Stylianos is impressed with the Viper’s nine-gallon internal diesel fuel tank, which “will keep us running almost all day long without refilling,” he says. He also likes that the Viper™ is powered by a three cylinder, 24.8 HP Kubota® Tier 4 certified engine. Kubota® is the same engine manufacturer of the engine in the company’s larger tow-behind air compressor and with which he has had success. “The engine will speed up when larger air volume is in demand, and when it’s not, it just reduces its efficiency downward to conserve fuel,” he says of the Viper™ ‘s variable speed
control. “We also use this machine on light commercial properties, and it works perfectly. It really doesn’t consume a lot of fuel. I like to say it just sips fuel.” Stylianos previously had concerns about not being able to determine how much fuel was being used in a day, given the Viper™ unit is mounted in the back of a small truck, were alleviated when he noted that the fuel gauge is built into the LCD display. He also likes that the unit runs quietly. Plus, “there’s the ease of not worrying about losing 10 to 15 minutes backing down a steep driveway. My neck is very happy,” he says. “I’m not having to twist and back up looking for obstacles. It is one of the biggest benefits we’ve enjoyed from the machine.”

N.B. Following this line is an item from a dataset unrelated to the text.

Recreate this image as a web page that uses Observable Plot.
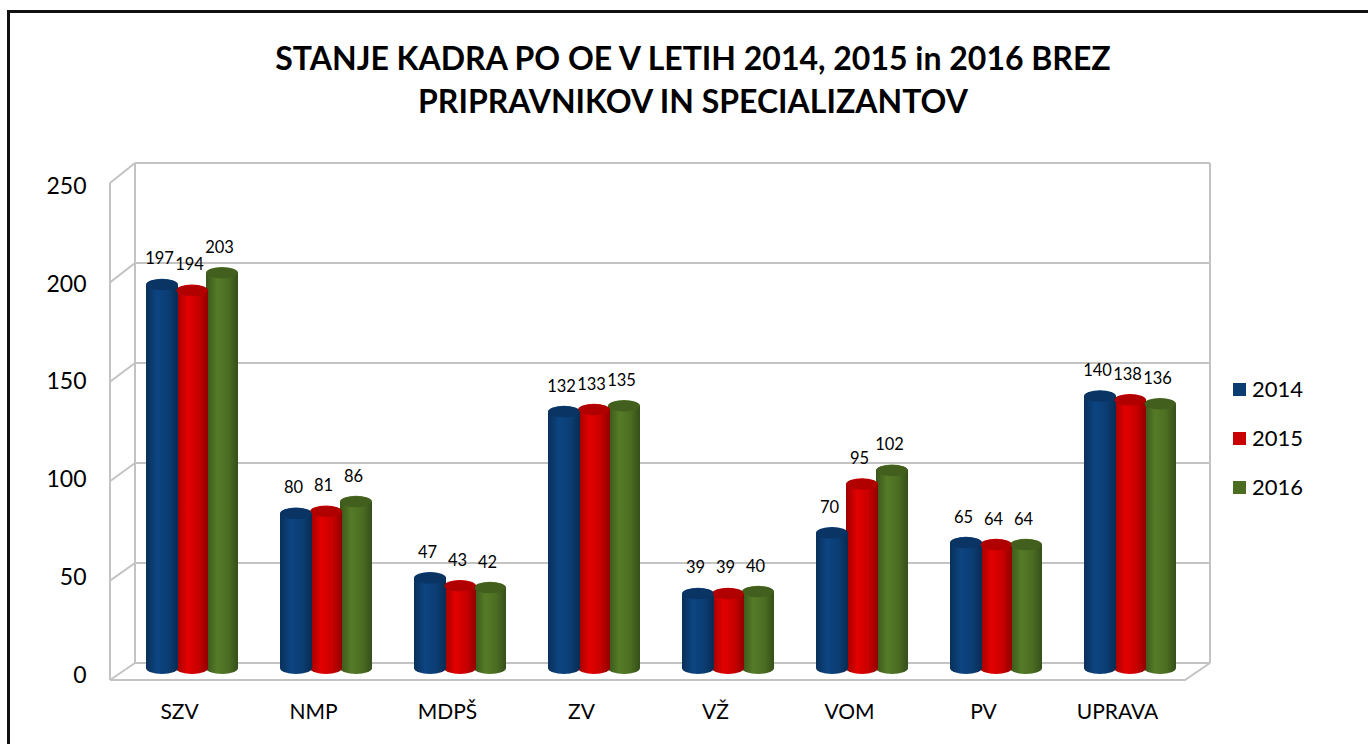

Stylianos also appreciates that not only was the Vanair Engineering Team responsive to his many
questions before purchasing the unit, but after the sale as well. “I talked to real human beings, and they
were very professional, attentive, and courteous,” he says. “I can’t say enough about Vanair’s customer
service. They told me to call back if I had any other further questions.” No sooner did Stylianos start
using the Viper™ then he decided he’d be outfitting another truck with a Viper™ in the future. “Like a
kid in a candy store, when I saw it, I said we had to try it,” he says. “After the first day, I told a co-worker
that we should have gotten this or a few of these a long time ago!”